Paradiso e inferno è il primo romanzo che leggo di questo scrittore e l’ho scelto non solo perchè mi è stato consigliato da una persona di cui mi fido, ma anche perchè sono stata in Islanda e mi sono innamorata della sua natura selvaggia e quasi incontaminata. In effetti, a essere vividamente resi non sono tanto i paesaggi, come mi aspettavo, ma la natura stessa, selvaggia e primitiva, di quest’isola.
Qui avviene lo scontro di elementi primordiali: le aspre montagne e il profondo mare, la vita e la morte, l’Inferno e il Paradiso. Mi ha colpito il fatto che il mare stesso sia fonte di vita e portatore di morte: sembra impossibile che proprio i pescatori, che nelle sue acque trascorrono gran parte della loro esistenza, spesso non siano capaci di nuotare e perciò si debbano totalmente affidare alla sorte, o a una fede animista, per tornare sulla terraferma sani e salvi.

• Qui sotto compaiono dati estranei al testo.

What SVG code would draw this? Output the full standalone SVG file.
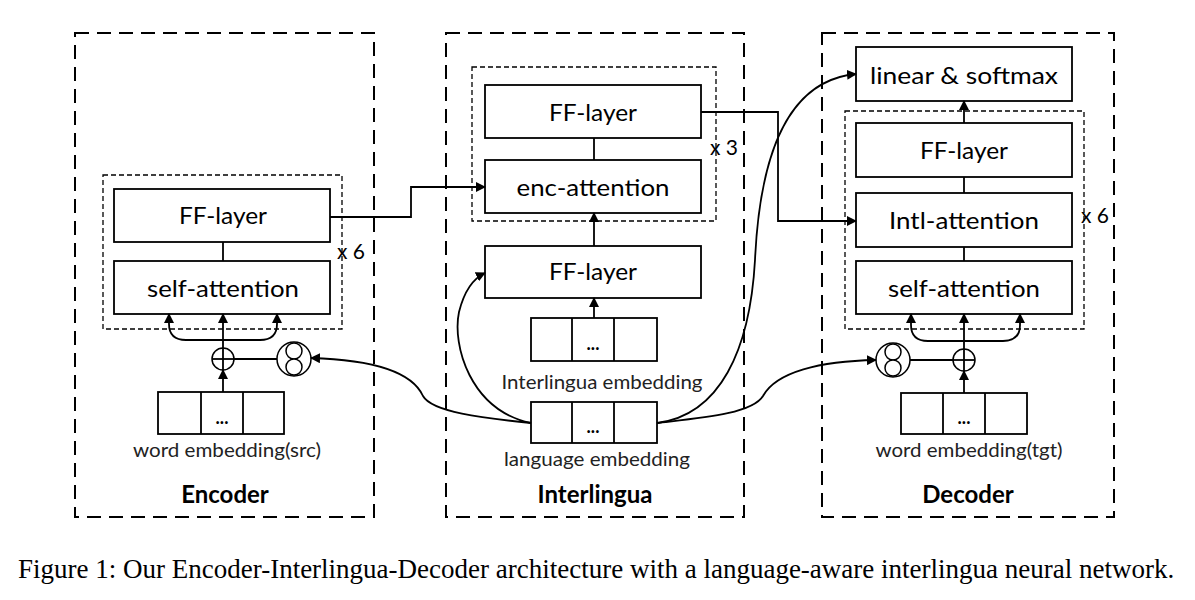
<svg xmlns="http://www.w3.org/2000/svg" width="1195" height="600" viewBox="0 0 1195 600">
<defs>
<marker id="ah" viewBox="0 0 10 10" refX="9" refY="5" markerWidth="10" markerHeight="10" markerUnits="userSpaceOnUse" orient="auto">
<path d="M0,0 L10,5 L0,10 z" fill="#000"/>
</marker>
</defs>
<style>
.outer{fill:none;stroke:#000;stroke-width:2;stroke-dasharray:14 8}
.inner{fill:none;stroke:#000;stroke-width:1.3;stroke-dasharray:5 3}
.box{fill:#fff;stroke:#000;stroke-width:1.8}
.lbl{font-family:Lato,"Liberation Sans",sans-serif;font-size:24px;fill:#000;text-anchor:middle}
.sm{font-family:Lato,"Liberation Sans",sans-serif;font-size:19px;fill:#222;text-anchor:middle}
.title{font-family:Lato,"Liberation Sans",sans-serif;font-size:24px;font-weight:bold;fill:#000;text-anchor:middle}
.rep{font-family:Lato,"Liberation Sans",sans-serif;font-size:21px;fill:#000}
.dots{font-family:Lato,"Liberation Sans",sans-serif;font-size:18px;font-weight:bold;fill:#000;text-anchor:middle}
.ln{fill:none;stroke:#000;stroke-width:1.8}
.arr{fill:none;stroke:#000;stroke-width:1.8;marker-end:url(#ah)}
.cir{fill:#fff;stroke:#000;stroke-width:1.5}
.cap{font-family:"Liberation Serif","Times New Roman",serif;font-size:27px;fill:#000}
</style>
<rect width="1195" height="600" fill="#fff"/>

<g id="encoder">
<rect class="outer" x="75" y="33" width="299" height="484"/>
<rect class="inner" x="103" y="175" width="239" height="154"/>
<g id="enc-ff"><rect class="box" x="114" y="189" width="216" height="53"/><text class="lbl" x="223" y="224" textLength="88" lengthAdjust="spacingAndGlyphs">FF-layer</text></g>
<g id="enc-self"><rect class="box" x="114" y="261" width="216" height="53"/><text class="lbl" x="223" y="297" textLength="152" lengthAdjust="spacingAndGlyphs">self-attention</text></g>
<text class="rep" x="337" y="259">x 6</text>
<g id="enc-emb"><rect class="box" x="158" y="392" width="126" height="42"/><line class="ln" x1="201" y1="392" x2="201" y2="434"/><line class="ln" x1="243" y1="392" x2="243" y2="434"/><text class="dots" x="222" y="424">...</text></g>
<text class="sm" x="227" y="457" textLength="188" lengthAdjust="spacingAndGlyphs">word embedding(src)</text>
<text class="title" x="225" y="503">Encoder</text>
<g id="enc-plus"><circle class="cir" cx="223" cy="359" r="11"/><line class="ln" x1="212" y1="359" x2="234" y2="359" stroke-width="1.3"/><line class="ln" x1="223" y1="348" x2="223" y2="370" stroke-width="1.3"/></g>
<g id="enc-mul"><circle class="cir" cx="294" cy="359" r="17"/><circle class="cir" cx="294" cy="351" r="8"/><circle class="cir" cx="294" cy="367" r="8"/></g>
</g>

<g id="interlingua">
<rect class="outer" x="446" y="33" width="298" height="484"/>
<rect class="inner" x="472" y="67" width="244" height="154"/>
<g id="int-ff-top"><rect class="box" x="485" y="85" width="216" height="53"/><text class="lbl" x="593" y="121" textLength="88" lengthAdjust="spacingAndGlyphs">FF-layer</text></g>
<g id="int-enc-att"><rect class="box" x="485" y="160" width="216" height="53"/><text class="lbl" x="593" y="196" textLength="153" lengthAdjust="spacingAndGlyphs">enc-attention</text></g>
<text class="rep" x="710" y="155">x 3</text>
<g id="int-ff-low"><rect class="box" x="485" y="246" width="216" height="52"/><text class="lbl" x="593" y="280" textLength="88" lengthAdjust="spacingAndGlyphs">FF-layer</text></g>
<g id="int-emb"><rect class="box" x="531" y="318" width="126" height="43"/><line class="ln" x1="572" y1="318" x2="572" y2="361"/><line class="ln" x1="614" y1="318" x2="614" y2="361"/><text class="dots" x="593" y="350">...</text></g>
<text class="sm" x="602" y="389" textLength="201" lengthAdjust="spacingAndGlyphs">Interlingua embedding</text>
<g id="lang-emb"><rect class="box" x="531" y="402" width="126" height="41"/><line class="ln" x1="572" y1="402" x2="572" y2="443"/><line class="ln" x1="614" y1="402" x2="614" y2="443"/><text class="dots" x="593" y="433">...</text></g>
<text class="sm" x="597" y="466" textLength="186" lengthAdjust="spacingAndGlyphs">language embedding</text>
<text class="title" x="595" y="503">Interlingua</text>
</g>

<g id="decoder">
<rect class="outer" x="822" y="33" width="292" height="484"/>
<g id="dec-out"><rect class="box" x="856" y="47" width="216" height="54"/><text class="lbl" x="964" y="84" textLength="188" lengthAdjust="spacingAndGlyphs">linear &amp; softmax</text></g>
<rect class="inner" x="845" y="111" width="239" height="218"/>
<g id="dec-ff"><rect class="box" x="856" y="123" width="216" height="54"/><text class="lbl" x="964" y="159" textLength="88" lengthAdjust="spacingAndGlyphs">FF-layer</text></g>
<g id="dec-intl"><rect class="box" x="856" y="193" width="216" height="54"/><text class="lbl" x="964" y="229" textLength="150" lengthAdjust="spacingAndGlyphs">Intl-attention</text></g>
<g id="dec-self"><rect class="box" x="856" y="261" width="216" height="53"/><text class="lbl" x="964" y="297" textLength="152" lengthAdjust="spacingAndGlyphs">self-attention</text></g>
<text class="rep" x="1081" y="223">x 6</text>
<g id="dec-emb"><rect class="box" x="901" y="393" width="126" height="41"/><line class="ln" x1="943" y1="393" x2="943" y2="434"/><line class="ln" x1="985" y1="393" x2="985" y2="434"/><text class="dots" x="964" y="424">...</text></g>
<text class="sm" x="969" y="457" textLength="187" lengthAdjust="spacingAndGlyphs">word embedding(tgt)</text>
<text class="title" x="968" y="503">Decoder</text>
<g id="dec-plus"><circle class="cir" cx="964" cy="360" r="11"/><line class="ln" x1="953" y1="360" x2="975" y2="360" stroke-width="1.3"/><line class="ln" x1="964" y1="349" x2="964" y2="371" stroke-width="1.3"/></g>
<g id="dec-mul"><circle class="cir" cx="893" cy="360" r="17"/><circle class="cir" cx="893" cy="352" r="8"/><circle class="cir" cx="893" cy="368" r="8"/></g>
</g>

<g id="connectors">
<line class="ln" x1="223" y1="242" x2="223" y2="261"/>
<line class="arr" x1="223" y1="392" x2="223" y2="370"/>
<line class="arr" x1="223" y1="348" x2="223" y2="314"/>
<path class="arr" d="M223,340 H186 Q169,340 169,324 V314"/>
<path class="arr" d="M223,340 H260 Q277,340 277,324 V314"/>
<line class="ln" x1="277" y1="359" x2="234" y2="359"/>
<line class="ln" x1="594" y1="138" x2="594" y2="160"/>
<line class="arr" x1="594" y1="246" x2="594" y2="213"/>
<line class="arr" x1="594" y1="318" x2="594" y2="298"/>
<line class="arr" x1="964" y1="123" x2="964" y2="101"/>
<line class="ln" x1="964" y1="177" x2="964" y2="193"/>
<line class="ln" x1="964" y1="247" x2="964" y2="261"/>
<line class="arr" x1="964" y1="393" x2="964" y2="371"/>
<line class="arr" x1="964" y1="349" x2="964" y2="314"/>
<path class="arr" d="M964,341 H928 Q911,341 911,325 V314"/>
<path class="arr" d="M964,341 H1003 Q1020,341 1020,325 V314"/>
<line class="ln" x1="910" y1="360" x2="953" y2="360"/>
<path class="arr" d="M330,217 H411 V187 H485"/>
<path class="arr" d="M701,112 H778 V221 H856"/>
<path class="arr" d="M657,423 C720,415 750,350 755,260 C760,150 790,80 856,74"/>
<path class="arr" d="M657,423 C700,418 752,414 763,396 C776,372 820,361 876,360"/>
<path class="arr" d="M531,423 C470,410 452,345 459,312 C464,292 472,279 485,273"/>
<path class="arr" d="M531,423 C482,418 432,412 423,396 C413,374 380,360 311,358"/>
</g>

<text class="cap" x="18" y="578">Figure 1: Our Encoder-Interlingua-Decoder architecture with a language-aware interlingua neural network.</text>
</svg>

Anche nella vita di Bárdur e del suo giovane amico si affrontano due forze opposte: da una parte la dura realtà, il bisogno di sopravvivere, dall’altra l’ambizione a vivere che passa attraverso la passione per la letteratura, piuttosto insolita per un povero pescatore di merluzzi.
“Ci sono parole che hanno il potere di cambiare il mondo, capaci di consolarci e di asciugare le nostre lacrime. Parole che sono palle di fucile, come altre sono note di violino. Ci sono parole che possono sciogliere il ghiaccio che ci stringe il cuore, e poi si possono anche inviare in aiuto come squadre di soccorso quando i giorni sono avversi e noi forse non siamo né vivi né morti. Ma le parole da sole non bastano e finiamo a perderci nelle lande desolate della vita se non abbiamo nient’altro che una penna cui aggrapparci”.
Le parole insegnano a vivere, non bastano però a sopravvivere. Il dramma di Bárdur, che non ha avuto il diritto di scegliere, si riversa sul giovane amico, che vede improvvisamente crollargli il mondo addosso. Cosa fare, allora? meglio la vita o la morte? L’Inferno o il Paradiso? Il suo sarà un viaggio di iniziazione, un vero “percorso di risurrezione” che lo porterà a contatto con qualcosa da cui prima si sentiva quasi estraneo: l’umanità. A parte Bárdur, infatti, il ragazzo non ha più nessuno al mondo; imparerà quindi che le persone esistono e agiscono nel mondo, nel bene e nel male: a volte sembrano tenere in mano il proprio destino, più spesso sono sopraffatte dagli eventi, ma comunque vivono, o sopravvivono. E forse alla fine sopravvivere significa imparare a vivere.
Uno stile molto suggestivo e poetico, che mi ha ricordato Saramago, e che trasmette grandi emozioni. (Non basterebbe una marea di citazioni per dimostrarvelo, per cui leggetelo!)